The state of Virginia and the National Endowment for the Arts joined forces yesterday to launch a worldwide design competition for the state's new Center for Innovative Technology to be built near Dulles International Airport.
"This new, this innovative, this untried idea . . . can change the future of the state of Virginia," Virginia Gov. Charles S. Robb said during a news conference at the newly renovated Pavilion at the Old Post Office here. The center is the cornerstone of Robb's ambitious program to create a high-technology center in Northern Virginia.
The design competition is being partly funded by a $100,000 grant from the National Endowment for the Arts, according to Francis S.M. Hodsoll, chairman of the endowment. He said that his agency was excited about the design competition because he envisions that the center will make "a statement, through its architecture, on the future of industry in this area."
The center, a quasi-public corporation funded by the state, is expected to act as a sort of brokerage house that would match high-tech firms needing research with those Virginia universities that can provide such research.
The Virginia General Assembly has approved $11 million for construction of the center on a 35-acre site straddling the border of Loudoun and Fairfax counties, and an additional $19 million to improve research facilities at five state universities.
Charles W. Steger, who is supervising the competition, said there are few buildings designed for these purposes, "so we can't exactly predict what the entries will be like."
Sponsors expect that the worldwide competition will attract about 500 entries. There will be five $5,000 first-place awards and 10 $1,000 awards.

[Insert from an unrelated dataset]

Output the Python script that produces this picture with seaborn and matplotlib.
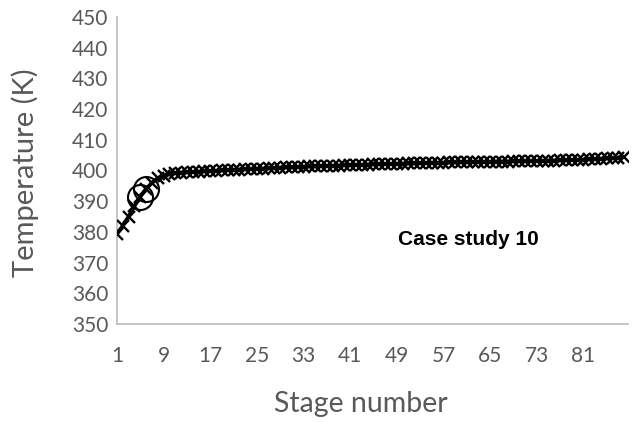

The proposals will be used to gather the best concepts from which the actual building can be designed, according to Steger, dean of the College of Architecture and Urban Studies at Virginia Polytechnic Institute and State University in Blacksburg.
Robb and Steger both noted that the sponsors are interested in the "intelligent building" -- a structure that "focuses on the merger between buildings and the computer, resulting in a new architecture that is tuned to the nature and spirit of our times."
He referred to the Pompidou Center in Paris, where doors automatically close after a certain number of people have entered so that the mechanical and structural systems of the building are not overloaded. Other buildings use computers to adjust temperature and lights, and to monitor carbon dioxide levels and adjust ventilation.
British architect Richard Rogers, one of the designers of the Pompidou Center, will be one of five judges. The other judges will be landscape architect and planner Phillip H. Lewis, who is director of Environmental Awareness in Wisconsin; Gunnar Birkerts, an award-winning architect and professor at the University of Michigan; Paul A. Kennon, a Texas architect and engineering consultant; and Anthony D. Autorino, chairman of Building Systems Co., a division of United Technologies Corp.
Designs must be submitted by Feb. 15. In a few days, promotional posters will be mailed to all schools of architecture in the United States and some in foreign countries. The jury will meet March 10-13 and announce its results.